NE Campus discussed the unexpected warning signs and potential solutions for domestic abuse in “Go Purple: Stop the Violence,” with The Women’s Center of Tarrant County on Oct 17.
Trauma trainer and event presenter Chelsea Davis said holding events like these at college campuses helps bring awareness to a demographic struggling with building and maintaining healthy relationships.
“Late teens to mid-20s are a really high-risk age group for any sort of intimate partner violence or dating violence,” she said.
As a generation that lives much of their life digitally, Davis said today’s college students face tactics of abuse that weren’t prevalent 10 years ago.
“[This training helps] people recognize some red flags in the way people use their phones, requiring their partner to share their location, requiring their partner to share their password, demanding their partner let them look through their phone,” she said. “Things like that are definitely patterns that we see in young people.”
The presentation opened with statistics about victims and abusers, including studies that more than 80% of reported victims are women.
“This is a crime that happens more often to women from male perpetrators,” she said. “We cannot ignore that fact. We are not here to erase that fact. But that does not mean men cannot be victims of abuse. That does not mean women could never be abusive.”
Davis emphasized that an abusive relationship’s root cause remains the same, regardless of who’s in what position.
“Unhealthy and abusive relationships are motivated by the need for power and control – all domestic violence, all sexual violence, intimate partner violence,” she said. “There’s constant accusations, there’s isolation, there’s pressure, manipulation, shifting of blame to the victim.”
She explained that by understanding this common denominator between abusive relationships, the situation’s severity becomes greater than misplaced anger.
“Sexual assault is not about sex. Sex is the tool being used to gain power and control over somebody else,” she said. “Abusive relationships aren’t about love. Those abusive tactics the jealousy, the isolation, the control that’s not about love. It’s about ‘I am using this as a tool to feel powerful and to feel like I’m in control.’”
Davis said an abuser’s volatile behavior is perpetuated when they feel their power is being threatened, which is why one of the most dangerous times for a victim is when they’re trying to leave or have already left to seek help.
The addition of children can make this shift in control seem more significant to an abuser, which Davis connects to a higher homicide rate among pregnant and postpartum women in violent relationships.
“They think, ‘I’m the center of the universe. I’m the center of the family. I’m who everything is meant to revolve around. I want the power control. I don’t want to share it with this baby,’” she said.
The presentation included signs to look out for, such as multiple bruises or injuries at different healing stages, changes in social tendencies and shifts in personality.
It also encouraged attendees to speak up and speak out, regardless of how well they know the person they suspect may need help.
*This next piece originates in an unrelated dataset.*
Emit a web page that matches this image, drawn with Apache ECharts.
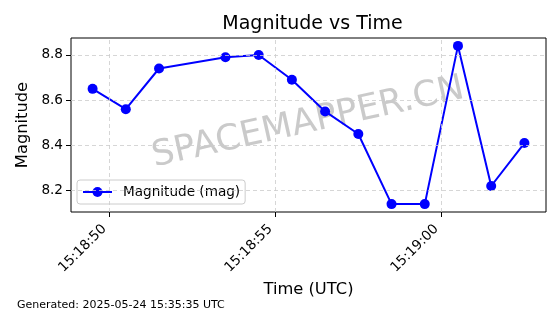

“It’s always OK to talk to people about it. It’s not something that needs to be secretive or kept quiet. We always recommend people ask open questions and show support,” she said. “We start by believing them, reminding them you do have a voice. Your power and control has not been taken away from you. It feels like it has, and that’s what the abuser wants, but you have a voice and you have options.”
Student and domestic violence survivor Ruth Bell said when determining how to best support a victim, being sensitive and available goes further without adding additional stress.
“Don’t offer words as much, because there’s probably a lot of shame that person is already walking in. Just have the sensitivity of understanding [the victim’s] position in that relationship,” she said. “Thinking about all of those details can keep people in a frozen frame of mind.”
Bell described how her past shaped her approach to teaching her six daughters about relationship expectations and the early signs of danger.
“It was always an open-door conversation in regards to relationships, dating, boundaries, signs to look out for,” she said. “There are escapes. Thinking about all of those details can keep people in a frozen frame of mind.”
Domestic violence survivor Jill Strehl described her husband’s abuse, which spanned over 25 years, including threatening to kill her for money she had inherited.
“[My daughter] told me one time her first memory as a very young child was [her dad] throwing the lamp at me, and my first reaction was, ‘Which time?’” she said.
She said these open discussions in higher education serve as proactive, preventative measures against forming damaging connections and help survivors rebuild their lives.
“You know what you’re looking at, and you know what you’re hearing, and you learn to trust yourself because everything’s been turned upside down,” she said. “You were told not to trust yourself. You were told within the relationship or the situationship that what you are feeling is not valid.”
Strehl said that for many victims, the solution is not as easy as walking away, a misconception she found belittling in her journey to freedom.
“We have to explain ourselves,” she said. “Again, we have to make excuses for this other person, and we’re just trying to survive.”